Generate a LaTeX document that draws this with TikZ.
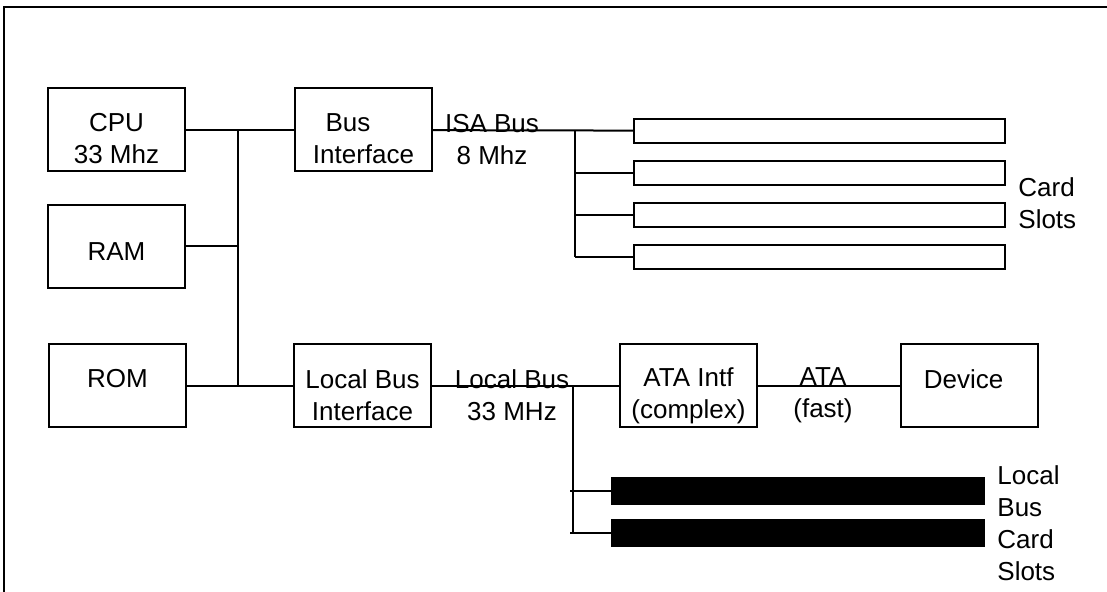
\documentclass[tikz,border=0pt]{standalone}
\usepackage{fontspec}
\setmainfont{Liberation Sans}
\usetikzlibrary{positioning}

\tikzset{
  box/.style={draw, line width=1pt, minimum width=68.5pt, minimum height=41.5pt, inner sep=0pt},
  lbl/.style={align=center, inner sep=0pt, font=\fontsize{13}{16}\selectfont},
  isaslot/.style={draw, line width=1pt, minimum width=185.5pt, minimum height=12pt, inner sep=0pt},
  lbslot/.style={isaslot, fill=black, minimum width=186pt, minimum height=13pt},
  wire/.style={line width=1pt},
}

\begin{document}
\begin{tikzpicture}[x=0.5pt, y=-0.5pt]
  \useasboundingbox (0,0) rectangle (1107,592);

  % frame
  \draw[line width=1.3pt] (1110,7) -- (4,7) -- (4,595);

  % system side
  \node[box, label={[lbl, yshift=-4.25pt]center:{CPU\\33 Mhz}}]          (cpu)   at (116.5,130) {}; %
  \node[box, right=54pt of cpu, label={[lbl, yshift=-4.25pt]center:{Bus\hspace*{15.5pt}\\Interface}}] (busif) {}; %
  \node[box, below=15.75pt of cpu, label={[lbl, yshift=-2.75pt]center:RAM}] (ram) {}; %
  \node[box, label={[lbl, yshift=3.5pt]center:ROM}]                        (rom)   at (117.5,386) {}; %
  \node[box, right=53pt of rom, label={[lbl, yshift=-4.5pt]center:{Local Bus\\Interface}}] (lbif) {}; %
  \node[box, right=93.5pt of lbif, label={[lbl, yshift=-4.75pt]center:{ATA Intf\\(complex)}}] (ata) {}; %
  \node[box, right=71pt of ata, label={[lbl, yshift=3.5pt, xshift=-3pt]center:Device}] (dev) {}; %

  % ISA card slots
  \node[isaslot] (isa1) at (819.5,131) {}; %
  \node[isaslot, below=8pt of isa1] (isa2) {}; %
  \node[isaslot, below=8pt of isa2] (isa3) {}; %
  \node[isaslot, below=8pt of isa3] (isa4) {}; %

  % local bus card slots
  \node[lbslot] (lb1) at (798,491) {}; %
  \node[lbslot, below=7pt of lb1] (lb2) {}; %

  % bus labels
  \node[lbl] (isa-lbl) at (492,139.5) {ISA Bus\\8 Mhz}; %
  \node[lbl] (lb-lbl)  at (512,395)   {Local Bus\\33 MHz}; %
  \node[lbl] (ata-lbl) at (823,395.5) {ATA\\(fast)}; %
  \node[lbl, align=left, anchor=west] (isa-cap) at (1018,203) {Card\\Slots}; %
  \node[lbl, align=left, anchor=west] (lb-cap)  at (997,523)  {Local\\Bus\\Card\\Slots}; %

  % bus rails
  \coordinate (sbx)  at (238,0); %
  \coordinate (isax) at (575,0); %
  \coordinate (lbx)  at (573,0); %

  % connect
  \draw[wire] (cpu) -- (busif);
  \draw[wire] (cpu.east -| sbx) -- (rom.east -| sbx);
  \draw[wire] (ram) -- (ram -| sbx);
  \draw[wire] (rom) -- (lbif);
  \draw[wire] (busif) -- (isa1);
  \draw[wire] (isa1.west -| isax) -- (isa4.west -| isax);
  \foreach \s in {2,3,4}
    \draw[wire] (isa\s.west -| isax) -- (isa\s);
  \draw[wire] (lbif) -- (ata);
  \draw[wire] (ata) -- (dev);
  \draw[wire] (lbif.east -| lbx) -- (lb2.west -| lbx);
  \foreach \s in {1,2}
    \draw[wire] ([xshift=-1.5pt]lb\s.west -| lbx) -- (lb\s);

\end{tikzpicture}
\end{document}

___

Return each line of the data, keeping its wording exact and omitting pictures.

Generate a LaTeX document that draws this with TikZ.
\documentclass[tikz,border=0pt]{standalone}
\usepackage{fontspec}
\setmainfont{Liberation Sans}
\usetikzlibrary{positioning}

\tikzset{
  box/.style={draw, line width=1pt, minimum width=68.5pt, minimum height=41.5pt, inner sep=0pt},
  lbl/.style={align=center, inner sep=0pt, font=\fontsize{13}{16}\selectfont},
  isaslot/.style={draw, line width=1pt, minimum width=185.5pt, minimum height=12pt, inner sep=0pt},
  lbslot/.style={isaslot, fill=black, minimum width=186pt, minimum height=13pt},
  wire/.style={line width=1pt},
}

\begin{document}
\begin{tikzpicture}[x=0.5pt, y=-0.5pt]
  \useasboundingbox (0,0) rectangle (1107,592);

  % frame
  \draw[line width=1.3pt] (1110,7) -- (4,7) -- (4,595);

  % system side
  \node[box, label={[lbl, yshift=-4.25pt]center:{CPU\\33 Mhz}}]          (cpu)   at (116.5,130) {}; %
  \node[box, right=54pt of cpu, label={[lbl, yshift=-4.25pt]center:{Bus\hspace*{15.5pt}\\Interface}}] (busif) {}; %
  \node[box, below=15.75pt of cpu, label={[lbl, yshift=-2.75pt]center:RAM}] (ram) {}; %
  \node[box, label={[lbl, yshift=3.5pt]center:ROM}]                        (rom)   at (117.5,386) {}; %
  \node[box, right=53pt of rom, label={[lbl, yshift=-4.5pt]center:{Local Bus\\Interface}}] (lbif) {}; %
  \node[box, right=93.5pt of lbif, label={[lbl, yshift=-4.75pt]center:{ATA Intf\\(complex)}}] (ata) {}; %
  \node[box, right=71pt of ata, label={[lbl, yshift=3.5pt, xshift=-3pt]center:Device}] (dev) {}; %

  % ISA card slots
  \node[isaslot] (isa1) at (819.5,131) {}; %
  \node[isaslot, below=8pt of isa1] (isa2) {}; %
  \node[isaslot, below=8pt of isa2] (isa3) {}; %
  \node[isaslot, below=8pt of isa3] (isa4) {}; %

  % local bus card slots
  \node[lbslot] (lb1) at (798,491) {}; %
  \node[lbslot, below=7pt of lb1] (lb2) {}; %

  % bus labels
  \node[lbl] (isa-lbl) at (492,139.5) {ISA Bus\\8 Mhz}; %
  \node[lbl] (lb-lbl)  at (512,395)   {Local Bus\\33 MHz}; %
  \node[lbl] (ata-lbl) at (823,395.5) {ATA\\(fast)}; %
  \node[lbl, align=left, anchor=west] (isa-cap) at (1018,203) {Card\\Slots}; %
  \node[lbl, align=left, anchor=west] (lb-cap)  at (997,523)  {Local\\Bus\\Card\\Slots}; %

  % bus rails
  \coordinate (sbx)  at (238,0); %
  \coordinate (isax) at (575,0); %
  \coordinate (lbx)  at (573,0); %

  % connect
  \draw[wire] (cpu) -- (busif);
  \draw[wire] (cpu.east -| sbx) -- (rom.east -| sbx);
  \draw[wire] (ram) -- (ram -| sbx);
  \draw[wire] (rom) -- (lbif);
  \draw[wire] (busif) -- (isa1);
  \draw[wire] (isa1.west -| isax) -- (isa4.west -| isax);
  \foreach \s in {2,3,4}
    \draw[wire] (isa\s.west -| isax) -- (isa\s);
  \draw[wire] (lbif) -- (ata);
  \draw[wire] (ata) -- (dev);
  \draw[wire] (lbif.east -| lbx) -- (lb2.west -| lbx);
  \foreach \s in {1,2}
    \draw[wire] ([xshift=-1.5pt]lb\s.west -| lbx) -- (lb\s);

\end{tikzpicture}
\end{document}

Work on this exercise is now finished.